Geoffrey Philp said...

Dear Kamau,
Thank you for your contribution. Yes, "blogg" does sound like swamp/damp, but perhaps we could come to a compromise that out of this murkiness lotuses bloom?

It's been almost a year now that I've been blogging and I am mrveling at the way that I and the blog have changed.

I've written enough about how I have changed, but your contribution is a new, unexpected, and welcome. And I guess this was an unspoken aim of the blog: to give a greater voice to the writers from the Caribbean. I hope this will become a place where our writers can just drop in and talk about their work because I fear (and I've seen it in my own work) that the more we seek publication within the Academy, the less free our writing will become.

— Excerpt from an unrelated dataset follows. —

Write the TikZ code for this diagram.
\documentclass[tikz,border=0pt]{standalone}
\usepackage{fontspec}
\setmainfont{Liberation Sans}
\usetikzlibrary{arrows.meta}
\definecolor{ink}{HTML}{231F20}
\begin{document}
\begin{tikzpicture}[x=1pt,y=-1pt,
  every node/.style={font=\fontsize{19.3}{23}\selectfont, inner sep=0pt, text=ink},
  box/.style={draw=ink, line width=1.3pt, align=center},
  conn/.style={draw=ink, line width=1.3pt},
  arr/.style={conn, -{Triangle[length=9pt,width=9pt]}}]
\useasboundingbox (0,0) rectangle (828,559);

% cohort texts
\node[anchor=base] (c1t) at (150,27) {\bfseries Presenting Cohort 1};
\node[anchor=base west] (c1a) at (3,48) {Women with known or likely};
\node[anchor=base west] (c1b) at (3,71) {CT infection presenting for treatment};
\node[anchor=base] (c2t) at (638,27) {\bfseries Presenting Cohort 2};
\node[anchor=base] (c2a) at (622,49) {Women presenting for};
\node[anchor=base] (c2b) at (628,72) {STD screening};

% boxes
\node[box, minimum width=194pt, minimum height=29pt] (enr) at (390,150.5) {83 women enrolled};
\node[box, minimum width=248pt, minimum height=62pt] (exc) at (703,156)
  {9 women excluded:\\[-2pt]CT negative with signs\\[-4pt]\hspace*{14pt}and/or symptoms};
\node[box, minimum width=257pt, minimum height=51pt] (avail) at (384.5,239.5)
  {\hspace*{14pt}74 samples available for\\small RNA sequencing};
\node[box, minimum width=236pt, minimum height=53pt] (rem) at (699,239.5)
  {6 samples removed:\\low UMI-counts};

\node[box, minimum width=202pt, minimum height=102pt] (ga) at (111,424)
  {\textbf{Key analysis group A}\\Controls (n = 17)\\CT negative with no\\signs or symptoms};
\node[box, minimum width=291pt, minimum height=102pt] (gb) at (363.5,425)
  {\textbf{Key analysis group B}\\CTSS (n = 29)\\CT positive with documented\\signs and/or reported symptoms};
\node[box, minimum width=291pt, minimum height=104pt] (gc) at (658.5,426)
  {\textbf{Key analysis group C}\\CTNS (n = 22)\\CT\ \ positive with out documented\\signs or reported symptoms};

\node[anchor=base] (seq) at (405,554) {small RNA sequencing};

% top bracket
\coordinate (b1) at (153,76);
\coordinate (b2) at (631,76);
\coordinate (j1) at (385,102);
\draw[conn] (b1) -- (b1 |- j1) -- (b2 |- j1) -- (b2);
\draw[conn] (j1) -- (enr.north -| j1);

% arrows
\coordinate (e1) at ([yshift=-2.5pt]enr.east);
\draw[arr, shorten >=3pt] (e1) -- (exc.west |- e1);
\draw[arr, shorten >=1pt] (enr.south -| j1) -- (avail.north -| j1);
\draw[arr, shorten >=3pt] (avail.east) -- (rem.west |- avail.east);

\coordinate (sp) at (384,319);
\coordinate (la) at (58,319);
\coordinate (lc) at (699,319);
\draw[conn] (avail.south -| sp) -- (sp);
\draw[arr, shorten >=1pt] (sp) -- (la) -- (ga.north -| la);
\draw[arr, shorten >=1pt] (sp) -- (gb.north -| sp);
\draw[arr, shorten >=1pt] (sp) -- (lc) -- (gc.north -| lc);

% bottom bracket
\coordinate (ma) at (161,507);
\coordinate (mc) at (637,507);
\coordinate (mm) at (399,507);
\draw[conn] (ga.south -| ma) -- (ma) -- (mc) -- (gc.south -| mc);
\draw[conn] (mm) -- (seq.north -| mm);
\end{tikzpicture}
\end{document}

Blogging is this new freedom which I hope other writers will embrace. Some important and flaky ideas are being discussed in the blogsosphere: who are we? who is we? what are our views about sexuality? religion? politics? (See the Caribloggrs)My hope is that these discussions will filter into the general voabulary of the islands because bloggers are part of the priveleged in the digital divide. But I am convinced that the more these ideas are discussed, the more free we are.

Blessings,
Geoffrey

Anonymous said...

Came here via a Google Ad, nice blog.

Geoffrey Philp said...

Dear Stunner,
Welcome!
Glad you visited and happy you found the site...by any means necessary.